Otmar Szafnauer, Racing Point Force India Team Principal and Lawrence Stroll, Racing Point Force India F1 Team Owner

Otmar Szafnauer et Lawrence Stroll

Il était clair que le Britannique allait superviser toute l'entreprise et n'allait pas gérer l'écurie au quotidien. Cependant, il n'était pas farfelu d'imaginer que le poste de Szafnauer était compromis, bien que le principal intéressé ait affirmé que l'expérience de Whitmarsh était un atout pour Aston Martin. Quelques mois plus tard, nous avons la confirmation que Szafnauer ne va pas rester chez Aston.

Et maintenant ?

Reste à savoir à quel point l'équipe était préparée à son départ, alors qu'entre en vigueur la nouvelle réglementation technique de 2022, et à quel point il lui manquera après avoir joué un rôle clé au quotidien pendant plus de douze ans. Un rôle chez Alpine reste de l'ordre du possible, mais où qu'il débarque, il pourra compter sur les compétences de management qu'il a démontrées lorsqu'il a rejoint Force India en 2009.

"Ma philosophie est, avant de faire tout changement, de comprendre ce dont on dispose, sinon on se perd", déclarait-il alors. "Mes prochaines étapes à court terme sont de comprendre en détail comment fonctionne l'écurie, peut-être quels domaines pourraient requérir davantage de ressources, avec l'objectif de toujours améliorer les performances."
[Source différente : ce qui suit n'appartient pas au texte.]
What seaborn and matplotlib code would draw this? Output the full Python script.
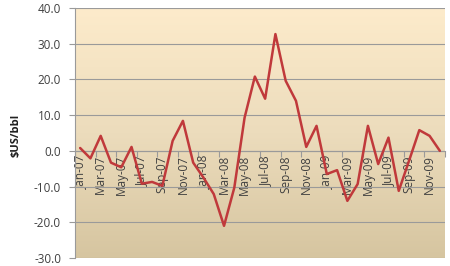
import numpy as np
import pandas as pd
import matplotlib
matplotlib.use("Agg")
import matplotlib.pyplot as plt
import seaborn as sns
from matplotlib.colors import LinearSegmentedColormap

months = ["Jan-07","Feb-07","Mar-07","Apr-07","May-07","Jun-07","Jul-07","Aug-07","Sep-07","Oct-07","Nov-07","Dec-07",
          "Jan-08","Feb-08","Mar-08","Apr-08","May-08","Jun-08","Jul-08","Aug-08","Sep-08","Oct-08","Nov-08","Dec-08",
          "Jan-09","Feb-09","Mar-09","Apr-09","May-09","Jun-09","Jul-09","Aug-09","Sep-09","Oct-09","Nov-09","Dec-09"]
values = [0.8, -2.1, 4.2, -3.3, -4.6, 1.1, -9.2, -8.7, -9.8, 2.8, 8.4, -3.3,
          -7.5, -12.1, -21.0, -10.3, 9.3, 20.8, 14.6, 32.7, 19.6, 14.0, 1.1, 7.0,
          -6.5, -5.4, -14.0, -9.3, 7.0, -3.7, 3.7, -11.2, -2.8, 5.8, 4.2, 0.0]
y_ticks = [-30, -20, -10, 0, 10, 20, 30, 40]
y_label = "$US/bbl"

df = pd.DataFrame({"idx": np.arange(len(months)), "value": values})

sns.set_theme(style="white")
plt.rcParams['font.family'] = ['Open Sans', 'DejaVu Sans']

fig = plt.figure(figsize=(4.5, 2.66), dpi=100)
ax = fig.add_axes([75/450, 1-258/266, 370/450, 250/266])

n = len(months)

# gradient background
cmap = LinearSegmentedColormap.from_list("bg", ["#d6c5a0", "#ecdcbc", "#fdebcb"])
grad = np.linspace(0, 1, 256).reshape(-1, 1)
ax.imshow(grad, extent=[-0.5, n - 0.5, -30, 40], origin="lower", cmap=cmap,
          aspect="auto", zorder=0)

for yv in y_ticks:
    ax.axhline(yv, color="#9a9a9a", lw=0.8, zorder=1)

sns.lineplot(data=df, x="idx", y="value", ax=ax, color="#c0393b", lw=1.8, zorder=3)

ax.set_xlim(-0.5, n - 0.5)
ax.set_ylim(-30, 40)

ax.set_yticks(y_ticks)
ax.set_yticklabels([f"{v:.1f}" for v in y_ticks])
ax.tick_params(axis="y", length=4, width=0.8, color="#9a9a9a", pad=6, left=True,
               labelsize=8.5, labelcolor="#404040")

# x: ticks at boundaries, labels at category centres (every other month)
ax.set_xticks(np.arange(-0.5, n, 2))
ax.set_xticklabels([])
ax.set_xticks(np.arange(0, n, 2), minor=True)
ax.set_xticklabels(months[::2], minor=True)
ax.tick_params(axis="x", which="major", length=4, width=0.8, color="#9a9a9a",
               bottom=True, direction="out")
ax.tick_params(axis="x", which="minor", length=0, pad=3, bottom=True,
               labelrotation=90, labelsize=8.5, labelcolor="#404040")

ax.spines["bottom"].set_position(("data", 0))
ax.spines["bottom"].set_color("#9a9a9a")
ax.spines["bottom"].set_linewidth(0.8)
ax.spines["left"].set_color("#9a9a9a")
ax.spines["left"].set_linewidth(0.8)
ax.spines["top"].set_visible(False)
ax.spines["right"].set_visible(False)

ax.set_xlabel("")
ax.set_ylabel("")
fig.text(16/450, 1-135/266, y_label, rotation=90, ha="center", va="center",
         fontsize=8, fontweight="bold", color="#202020")

fig.savefig("out.png", dpi=100)
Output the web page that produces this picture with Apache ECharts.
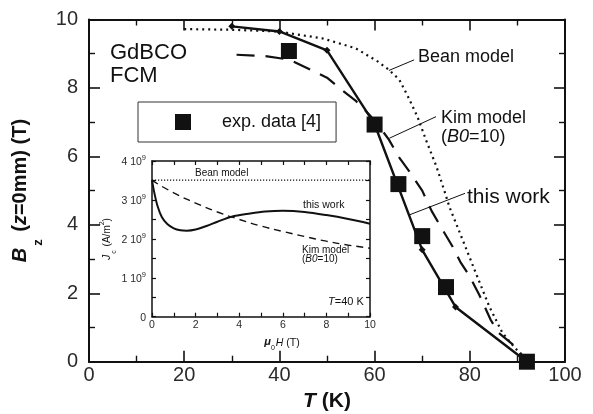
<!DOCTYPE html>
<html><head><meta charset="utf-8">
<script src="https://cdn.jsdelivr.net/npm/echarts@6/dist/echarts.min.js"></script>
<style>html,body{margin:0;padding:0;background:#fff}#c{width:593px;height:414px}</style>
</head><body><div id="c"></div>
<script>
// ---- main chart data: B_z(z=0mm) vs T ----
var thisWorkT = [30, 40, 50, 60, 70, 77, 92];
var thisWorkB = [9.8, 9.65, 9.1, 6.94, 3.27, 1.6, 0];
var expT = [42, 60, 65, 70, 75, 92];
var expB = [9.08, 6.93, 5.19, 3.67, 2.18, 0];
var kimT = [31, 37, 42, 46.6, 50, 53, 56, 59, 61, 63, 65, 67.6, 70, 72, 74.3, 76.4, 78, 80, 82, 84.4, 86, 89.6, 92];
var kimB = [8.97, 8.93, 8.83, 8.53, 8.3, 7.95, 7.63, 7.2, 6.87, 6.49, 6.0, 5.5, 5.0, 4.4, 3.85, 3.36, 2.92, 2.49, 1.95, 1.22, 0.85, 0.44, 0];
var beanT = [20, 30, 40, 42, 49, 56, 60.7, 63, 65.2, 67, 69, 70.8, 73, 74.6, 75.7, 78.5, 81.3, 84.1, 86.9, 92];
var beanB = [9.72, 9.7, 9.65, 9.6, 9.45, 9.16, 8.77, 8.53, 8.24, 7.75, 7.16, 6.48, 5.7, 5.02, 4.53, 3.56, 2.58, 1.61, 0.83, 0];
var beanLeader = [[63.0, 8.51], [68.3, 8.82]];
var kimLeader = [[63.1, 6.53], [72.9, 7.16]];
var workLeader = [[67.3, 4.29], [79.0, 4.92]];
var mainXTicks = {min: 0, max: 100, step: 20};
var mainYTicks = {min: 0, max: 10, step: 2};

// ---- inset data: Jc (1e9 A/m^2) vs mu0H (T) at T=40 K ----
var insetWorkH = [0, 0.1, 0.25, 0.45, 0.7, 1.0, 1.3, 1.6, 2.0, 2.5, 3, 3.65, 4.5, 5.2, 6, 7, 8, 9, 10];
var insetWorkJ = [3.51, 3.2, 2.85, 2.56, 2.38, 2.27, 2.22, 2.21, 2.24, 2.33, 2.44, 2.57, 2.65, 2.7, 2.72, 2.69, 2.61, 2.51, 2.39];
var insetKimH = [0, 1, 2, 3, 4, 5, 6, 7, 8, 9, 10];
var insetKimJ = [3.5, 3.18, 2.92, 2.69, 2.5, 2.33, 2.19, 2.06, 1.94, 1.84, 1.76];
var insetBeanH = [0, 10];
var insetBeanJ = [3.51, 3.51];
var insetXTicks = {min: 0, max: 10, step: 2};
var insetYTicks = {min: 0, max: 4, step: 1};

function zip(a, b) { return a.map(function (v, i) { return [v, b[i]]; }); }

var FF = '"Liberation Sans", Arial, Helvetica, sans-serif';
var DARK = '#111111';
var LBL = '#2b2b2b';

function mainAxis(pos, ticks, showLabel, gridIndex) {
  return {
    type: 'value', gridIndex: gridIndex, position: pos,
    min: ticks.min, max: ticks.max, interval: ticks.step,
    axisLine: {show: true, onZero: false, lineStyle: {color: DARK, width: 2}},
    axisTick: {show: true, inside: true, length: 11, lineStyle: {color: DARK, width: 1.6}},
    minorTick: {show: true, splitNumber: 2, length: 6, lineStyle: {color: DARK, width: 1.4}},
    splitLine: {show: false}, minorSplitLine: {show: false},
    axisLabel: {show: showLabel, fontSize: 20, fontFamily: FF, color: LBL, margin: pos === 'left' ? 11 : 4, showMinLabel: true, showMaxLabel: true}
  };
}
function insetAxis(pos, ticks, showLabel, gridIndex, fmt) {
  var a = {
    type: 'value', gridIndex: gridIndex, position: pos,
    min: ticks.min, max: ticks.max, interval: ticks.step,
    axisLine: {show: true, onZero: false, lineStyle: {color: DARK, width: 1.5}},
    axisTick: {show: true, inside: true, length: 4, lineStyle: {color: DARK, width: 1.2}},
    minorTick: {show: true, splitNumber: 2, length: 4, lineStyle: {color: DARK, width: 1.2}},
    splitLine: {show: false}, minorSplitLine: {show: false},
    axisLabel: {show: showLabel, fontSize: 10.5, fontFamily: FF, color: LBL, margin: pos === 'left' ? 6 : 3, showMinLabel: true, showMaxLabel: true}
  };
  if (fmt) { a.axisLabel.formatter = fmt.f; a.axisLabel.rich = fmt.rich; }
  return a;
}

var xAxes = [
  mainAxis('bottom', mainXTicks, true, 0),
  mainAxis('top', mainXTicks, false, 0),
  insetAxis('bottom', insetXTicks, true, 1),
  insetAxis('top', insetXTicks, false, 1)
];
var yAxes = [
  mainAxis('left', mainYTicks, true, 0),
  mainAxis('right', mainYTicks, false, 0),
  insetAxis('left', insetYTicks, true, 1, {
    f: function (v) { return v === 0 ? '{n|0}' : '{n|' + v + ' 10}{s|9}'; },
    rich: {n: {fontSize: 10.5, fontFamily: FF, color: LBL, lineHeight: 14, verticalAlign: 'bottom'},
           s: {fontSize: 7.5, fontFamily: FF, color: LBL, lineHeight: 14, verticalAlign: 'top', padding: [0, 0, 6, 0]}}
  }),
  insetAxis('right', insetYTicks, false, 1)
];

// axis names
xAxes[0].name = '{bi|T}{b| (K)}';
xAxes[0].nameLocation = 'middle';
xAxes[0].nameGap = 28;
xAxes[0].nameTextStyle = {rich: {
  bi: {fontSize: 21, fontWeight: 'bold', fontStyle: 'italic', fontFamily: FF, color: DARK},
  b: {fontSize: 21, fontWeight: 'bold', fontFamily: FF, color: DARK}}};

yAxes[0].name = '{bi|B}{sub|z}{b| (}{bi|z}{b|=0mm) (T)}';
yAxes[0].nameLocation = 'middle';
yAxes[0].nameRotate = 90;
yAxes[0].nameGap = 40;
yAxes[0].nameTextStyle = {rich: {
  bi: {fontSize: 20, fontWeight: 'bold', fontStyle: 'italic', fontFamily: FF, color: DARK, lineHeight: 24, verticalAlign: 'top'},
  b: {fontSize: 20, fontWeight: 'bold', fontFamily: FF, color: DARK, lineHeight: 24, verticalAlign: 'top'},
  sub: {fontSize: 13, fontWeight: 'bold', fontFamily: FF, color: DARK, lineHeight: 14, verticalAlign: 'top', padding: [21, 2, 0, 2]}}};

yAxes[2].name = '{i|J}{sub|c}{n| (A/m}{sup|2}{n|)}';
yAxes[2].nameLocation = 'middle';
yAxes[2].nameRotate = 90;
yAxes[2].nameGap = 33;
yAxes[2].nameTextStyle = {rich: {
  i: {fontSize: 10, fontStyle: 'italic', fontFamily: FF, color: DARK, lineHeight: 12, verticalAlign: 'top', padding: [4, 0, 0, 0]},
  n: {fontSize: 10, fontFamily: FF, color: DARK, lineHeight: 12, verticalAlign: 'top', padding: [4, 0, 0, 0]},
  sub: {fontSize: 7, fontFamily: FF, color: DARK, lineHeight: 8, verticalAlign: 'top', padding: [12, 1, 0, 1]},
  sup: {fontSize: 7, fontFamily: FF, color: DARK, lineHeight: 8, verticalAlign: 'top', padding: [0, 0, 0, 0]}}};

xAxes[2].name = '{mu|\u03bc}{sub|0}{i|H}{n| (T)}';
xAxes[2].nameLocation = 'middle';
xAxes[2].nameGap = 20;
xAxes[2].nameTextStyle = {padding: [0, 0, 0, 42], rich: {
  mu: {fontSize: 11, fontWeight: 'bold', fontStyle: 'italic', fontFamily: FF, color: DARK, lineHeight: 14, verticalAlign: 'top'},
  sub: {fontSize: 7, fontFamily: FF, color: DARK, lineHeight: 8, verticalAlign: 'top', padding: [8, 0, 0, 0]},
  i: {fontSize: 10.5, fontStyle: 'italic', fontFamily: FF, color: DARK, lineHeight: 14, verticalAlign: 'top', padding: [1, 0, 0, 1]},
  n: {fontSize: 10.5, fontFamily: FF, color: DARK, lineHeight: 14, verticalAlign: 'top', padding: [1, 0, 0, 0]}}};

function txt(x, y, text, size, extra) {
  var st = {text: text, fontSize: size, fontFamily: FF, fill: DARK, align: 'left', verticalAlign: 'middle'};
  if (extra) for (var k in extra) st[k] = extra[k];
  return {type: 'text', x: x, y: y, z: 100, silent: true, style: st};
}

var option = {
  animation: false,
  backgroundColor: '#fff',
  grid: [
    {left: 89, top: 19.5, right: 28, bottom: 52.3, containLabel: false, outerBoundsMode: 'none'},
    {left: 152, top: 161, width: 218, height: 155.7, containLabel: false, outerBoundsMode: 'none', show: true, backgroundColor: '#fff', borderWidth: 0}
  ],
  xAxis: xAxes,
  yAxis: yAxes,
  legend: {
    show: true, data: [{name: 'exp. data [4]', icon: 'rect', itemStyle: {color: DARK, opacity: 1}}],
    left: 138, top: 102, orient: 'horizontal',
    itemWidth: 16, itemHeight: 16,
    padding: [11, 15, 11, 37],
    borderColor: '#333', borderWidth: 1, backgroundColor: '#fff', borderRadius: 0,
    textStyle: {fontSize: 18, fontFamily: FF, color: DARK, padding: [0, 0, 0, 26]},
    selectedMode: false
  },
  series: [
    {name: 'Bean model', type: 'line', xAxisIndex: 0, yAxisIndex: 0, data: zip(beanT, beanB), showSymbol: false, symbol: 'none',
     lineStyle: {color: DARK, width: 2.2, type: [2, 4]}, z: 2},
    {name: 'Kim model', type: 'line', xAxisIndex: 0, yAxisIndex: 0, data: zip(kimT, kimB), showSymbol: false, symbol: 'none',
     lineStyle: {color: DARK, width: 2.2, type: [18, 11]}, z: 2},
    {name: 'this work', type: 'line', xAxisIndex: 0, yAxisIndex: 0, data: zip(thisWorkT, thisWorkB), symbol: 'diamond', symbolSize: 7,
     itemStyle: {color: DARK, opacity: 1}, lineStyle: {color: DARK, width: 2.4}, z: 3},
    {name: 'exp. data [4]', type: 'scatter', xAxisIndex: 0, yAxisIndex: 0, data: zip(expT, expB), symbol: 'rect', symbolSize: 16,
     itemStyle: {color: DARK, opacity: 1}, z: 5},
    {name: 'leaders', type: 'lines', coordinateSystem: 'cartesian2d', xAxisIndex: 0, yAxisIndex: 0, polyline: false, silent: true,
     data: [{coords: beanLeader}, {coords: kimLeader}, {coords: workLeader}],
     lineStyle: {color: DARK, width: 1, opacity: 1, curveness: 0}, z: 4},
    {name: 'inset Bean', type: 'line', xAxisIndex: 2, yAxisIndex: 2, data: zip(insetBeanH, insetBeanJ), symbol: 'none',
     lineStyle: {color: DARK, width: 1.2, type: [1.2, 1.8]}, z: 6},
    {name: 'inset Kim', type: 'line', xAxisIndex: 2, yAxisIndex: 2, data: zip(insetKimH, insetKimJ), symbol: 'none', smooth: true,
     lineStyle: {color: DARK, width: 1.4, type: [7, 5]}, z: 6},
    {name: 'inset this work', type: 'line', xAxisIndex: 2, yAxisIndex: 2, data: zip(insetWorkH, insetWorkJ), symbol: 'none', smooth: 0.3,
     lineStyle: {color: DARK, width: 2}, z: 6}
  ],
  graphic: [
    txt(110, 53, 'GdBCO', 22),
    txt(110, 76, 'FCM', 22),
    txt(418, 57, 'Bean model', 18),
    txt(441, 118, 'Kim model', 18),
    txt(441, 137, '{n|(}{i|B0}{n|=10)}', 18, {rich: {n: {fontSize: 18, fontFamily: FF, fill: DARK}, i: {fontSize: 18, fontStyle: 'italic', fontFamily: FF, fill: DARK}}}),
    txt(467, 197, 'this work', 21),
    txt(195, 173, 'Bean model', 10),
    txt(303, 205, 'this work', 10.5),
    txt(302, 250, 'Kim model', 10),
    txt(302, 259, '{n|(}{i|B0}{n|=10)}', 10, {rich: {n: {fontSize: 10, fontFamily: FF, fill: DARK}, i: {fontSize: 10, fontStyle: 'italic', fontFamily: FF, fill: DARK}}}),
    txt(328, 302, '{i|T}{n|=40 K}', 11, {rich: {n: {fontSize: 11, fontFamily: FF, fill: DARK}, i: {fontSize: 11, fontStyle: 'italic', fontFamily: FF, fill: DARK}}})
  ]
};
var chart = echarts.init(document.getElementById('c'), null, {renderer: 'canvas'});
chart.setOption(option);
</script></body></html>
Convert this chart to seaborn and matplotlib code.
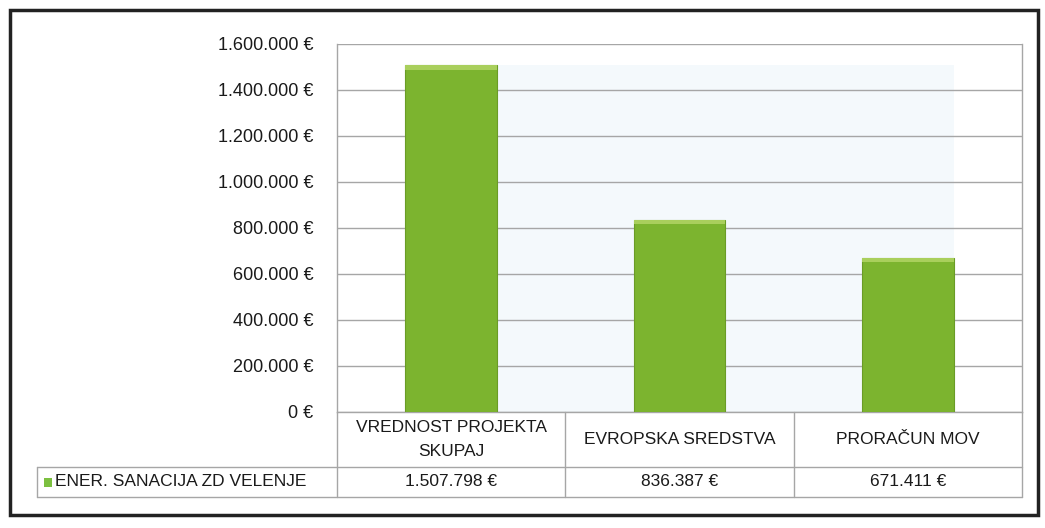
import numpy as np
import pandas as pd
import matplotlib
matplotlib.use('Agg')
import matplotlib.pyplot as plt
import seaborn as sns
from matplotlib.patches import Rectangle
from matplotlib.ticker import FuncFormatter

# Data
categories = ['VREDNOST PROJEKTA\nSKUPAJ', 'EVROPSKA SREDSTVA', 'PRORAČUN MOV']
values = [1507798, 836387, 671411]
value_labels = ['1.507.798 €', '836.387 €', '671.411 €']
series_name = 'ENER. SANACIJA ZD VELENJE'
yticks = [0, 200000, 400000, 600000, 800000, 1000000, 1200000, 1400000, 1600000]

df = pd.DataFrame({'cat': categories, 'val': values})

sns.set_style('white')
plt.rcParams['font.family'] = ['Liberation Sans', 'DejaVu Sans']

W, H = 1045, 528
fig = plt.figure(figsize=(W / 100, H / 100), dpi=100)
ax = fig.add_axes([337 / W, 1 - 412 / H, (1022 - 337) / W, (412 - 44) / H])

GREEN = '#7cb42f'
GRID = '#a6a6a6'

sns.barplot(data=df, x='cat', y='val', color=GREEN, width=0.4, saturation=1,
            ax=ax, zorder=3, edgecolor='#6a9c26', linewidth=0.8)
ax.set_xlim(-0.5, 2.5)

# faint back wall behind bars
ax.axvspan(0.2, 2.2, ymin=0, ymax=values[0] / yticks[-1], color='#f4f9fc', zorder=0, lw=0)

# lighter top strip on each bar
for p in list(ax.patches):
    if isinstance(p, Rectangle) and p.get_height() > 0 and p.get_width() < 1:
        h = p.get_height()
        ax.add_patch(Rectangle((p.get_x(), h - 20000), p.get_width(), 20000,
                               color='#a9cf5c', zorder=4, lw=0))

ax.set_ylim(0, 1600000)
ax.set_yticks(yticks)
ax.yaxis.set_major_formatter(FuncFormatter(lambda v, _: f'{int(v):,} €'.replace(',', '.')))
ax.tick_params(axis='y', length=0, pad=17, labelsize=13, colors='#1a1a1a')
ax.set_xticks([])
ax.set_xlabel('')
ax.set_ylabel('')
ax.grid(axis='y', color=GRID, lw=1, zorder=1)
for s in ax.spines.values():
    s.set_color(GRID)
    s.set_linewidth(1)
ax.spines['top'].set_visible(False)

# data table under the chart
row1_bot = -(467 - 412) / (412 - 44)
row2_bot = -(497 - 412) / (412 - 44)
x_left = (37 - 337) / (1022 - 337)
tr = ax.transAxes
line_kw = dict(color=GRID, lw=1, transform=tr, clip_on=False)
ax.plot([0, 0], [0, row2_bot], **line_kw)
for i in range(1, 4):
    ax.plot([i / 3, i / 3], [0, row2_bot], **line_kw)
ax.plot([x_left, 1], [row1_bot, row1_bot], **line_kw)
ax.plot([x_left, 1], [row2_bot, row2_bot], **line_kw)
ax.plot([x_left, x_left], [row1_bot, row2_bot], **line_kw)

for i, (c, v) in enumerate(zip(categories, value_labels)):
    xc = (i + 0.5) / 3
    ax.text(xc, row1_bot / 2, c, transform=tr, ha='center', va='center',
            fontsize=12.5, color='#1a1a1a', linespacing=1.75)
    ax.text(xc, (row1_bot + row2_bot) / 2, v, transform=tr, ha='center', va='center',
            fontsize=12.5, color='#1a1a1a')

# legend key + series name
key_w = 8 / (1022 - 337)
key_h = 9 / (412 - 44)
ymid = (row1_bot + row2_bot) / 2
ax.add_patch(Rectangle((x_left + 7 / 685, ymid - key_h / 2), key_w, key_h,
                       transform=tr, clip_on=False, color='#7cc040', lw=0))
ax.text(x_left + 18 / 685, ymid, series_name, transform=tr, ha='left', va='center',
        fontsize=12.5, color='#1a1a1a')

# outer frame
fig.patches.append(Rectangle((10 / W, 1 - 515 / H), (1038 - 10) / W, (515 - 10) / H,
                             transform=fig.transFigure, fill=False, ec='#222222', lw=2.5))

fig.savefig('out.png', dpi=100, facecolor='white')
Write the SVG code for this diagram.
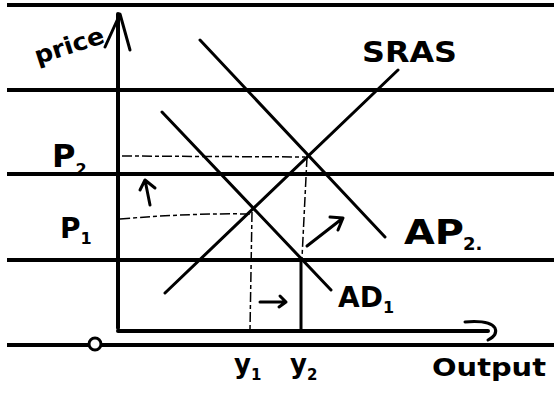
<svg xmlns="http://www.w3.org/2000/svg" width="554" height="394" viewBox="0 0 554 394">
<style>
.rule{stroke:#000;stroke-width:4;fill:none}
.ln{stroke:#000;stroke-width:3;fill:none;stroke-linecap:round;stroke-linejoin:round}
.ax{stroke:#000;stroke-width:4;fill:none;stroke-linecap:round;stroke-linejoin:round}
.dash{stroke:#000;stroke-width:1.5;fill:none;stroke-dasharray:10 3 4 3}
.t{font-family:"DejaVu Sans","Liberation Sans",sans-serif;fill:#000;font-weight:bold}
</style>
<rect width="554" height="394" fill="#fff"/>
<g id="rules">
<line class="rule" x1="7" y1="5" x2="554" y2="5"/>
<line class="rule" x1="7" y1="90" x2="554" y2="90"/>
<line class="rule" x1="7" y1="174" x2="554" y2="174"/>
<line class="rule" x1="7" y1="260" x2="554" y2="260"/>
<line class="rule" x1="7" y1="345" x2="554" y2="345"/>
</g>
<g id="connectors">
<path class="ax" d="M118 328 L118 14"/>
<path class="ln" d="M105 47 L120 14 L130 50"/>
<path class="ax" d="M118 331 L488 331"/>
<path class="ln" d="M465 322 Q490 320 495 328 Q498 335 488 340"/>
<line class="ln" x1="162" y1="112" x2="331" y2="290"/>
<line class="ln" x1="200" y1="40" x2="385" y2="237"/>
<line class="ln" x1="165" y1="293" x2="398" y2="70"/>
<path class="dash" d="M122 156 L305 157"/>
<path class="dash" d="M120 219 Q190 213 250 214"/>
<path class="dash" d="M252 212 L250 330"/>
<path class="dash" d="M307 157 L302 258"/>
<line class="ln" x1="301" y1="260" x2="301" y2="330"/>
<path class="ln" d="M150 205 L145 180 M140 190 L145 180 L155 188"/>
<path class="ln" d="M307 246 L343 218 M330 217 L343 218 L338 230"/>
<path class="ln" d="M260 302 L286 302 M280 296 L286 302 L279 307"/>
<circle cx="95" cy="344" r="6" fill="#fff" stroke="#000" stroke-width="3"/>
</g>
<g id="labels">
<text class="t" x="32" y="54" font-size="24" textLength="72" lengthAdjust="spacingAndGlyphs" transform="rotate(-18 68 42)">price</text>
<text class="t" x="52" y="167" font-size="32">P<tspan font-size="16" dy="8">2</tspan></text>
<text class="t" x="60" y="238" font-size="28">P<tspan font-size="16" dy="6">1</tspan></text>
<text class="t" x="362" y="62" font-size="28" textLength="95" lengthAdjust="spacingAndGlyphs">SRAS</text>
<text class="t" x="404" y="244" font-size="34" textLength="60" lengthAdjust="spacingAndGlyphs">AP</text>
<text class="t" x="463" y="250" font-size="18">2.</text>
<text class="t" x="338" y="307" font-size="28">AD<tspan font-size="16" dy="6">1</tspan></text>
<text class="t" x="234" y="373" font-size="26">y<tspan font-size="15" dy="7">1</tspan></text>
<text class="t" x="290" y="373" font-size="26">y<tspan font-size="15" dy="7">2</tspan></text>
<text class="t" x="432" y="376" font-size="24" textLength="114" lengthAdjust="spacingAndGlyphs">Output</text>
</g>
</svg>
"Il y a beaucoup de gens dans l'industrie qui arrivent en tant que nouvelle équipe de management et qui changent les choses parce qu'ils pensent que c'est ce qu'il faut faire. Je l'ai vu dans des écuries de F1, où une grande entreprise – peut-être la compagnie mère – nomme une nouvelle équipe de management, et pour montrer à la compagnie mère qu'elle agit, celle-ci change des choses. Parfois, cela fonctionne, mais pour moi, c'est comme lancer une fléchette en fermant les yeux. Parfois, on atteint la cible, mais pas toujours. Il faut regarder où elle est avant de lancer la fléchette. Pour moi, c'est la bonne chose à faire."